Using this method for creating a window frame mirror, the spaces have to be precise. There really isn't any wiggle room, as there would be if there was a solid backing painted black that would serve as camouflage for any gaps. In some places in our frame, there was too much space, leaving a gap at either the top or bottom where light or the wall color would show through. In other places, there wasn't enough room to get the mirror in at all.
But my partner, being the problem-solver that he is, used a power sander to sand down the sides of some of the trim so the mirrors would fit. In one place, we had to glue the trim directly onto the mirror and then sand it down to make it flush with the rest of the trim.
Tools and materials we used to build this window pane mirror:
As you can see, if you're not already a frequent DIY-er who owns all of these tools, it would be much cheaper to just buy one of these mirrors from a retail store. There are many variations of window pane mirrors available online. Try searching sites like Target.com and Wayfair using keywords like "window pane mirror", "grid mirror" and "window frame mirror" to see everything available.
However, if you already own, or can borrow, all of the power tools and the caulking gun listed above, the cost to purchase the materials will be around $200 (plus tax, where applicable), which is about half the cost of the least expensive mirror I could find online in this size.
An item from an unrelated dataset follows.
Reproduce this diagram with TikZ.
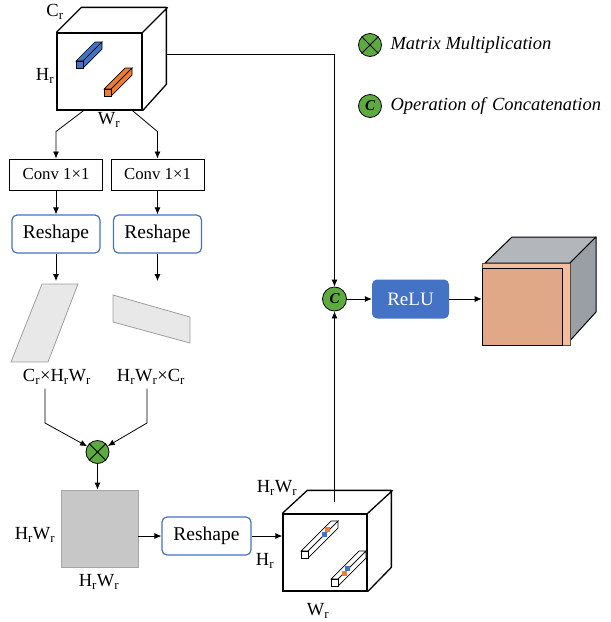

Plus, you'll have a lot of leftover material, such as paint and finishing nails, to use on future projects.
Better yet, if you already have wood trim, finishing nails, paint, a caulking gun, etc., laying around, then making this window pane mirror DIY will cost you even less.
That being said, the next time I want to make a window pane mirror, I'm going to use one mirror and glue the trim on top of it rather than try to squeeze separate mirror tiles in between the trim. In fact, I plan to make several of the large, IKEA floor mirrors to use in my home staging business.
As much as a pain in the a** as this was to make, it turned out really well. What do you think?
For those who are curious, the wall color in this bedroom is Sherwin Williams Egret White.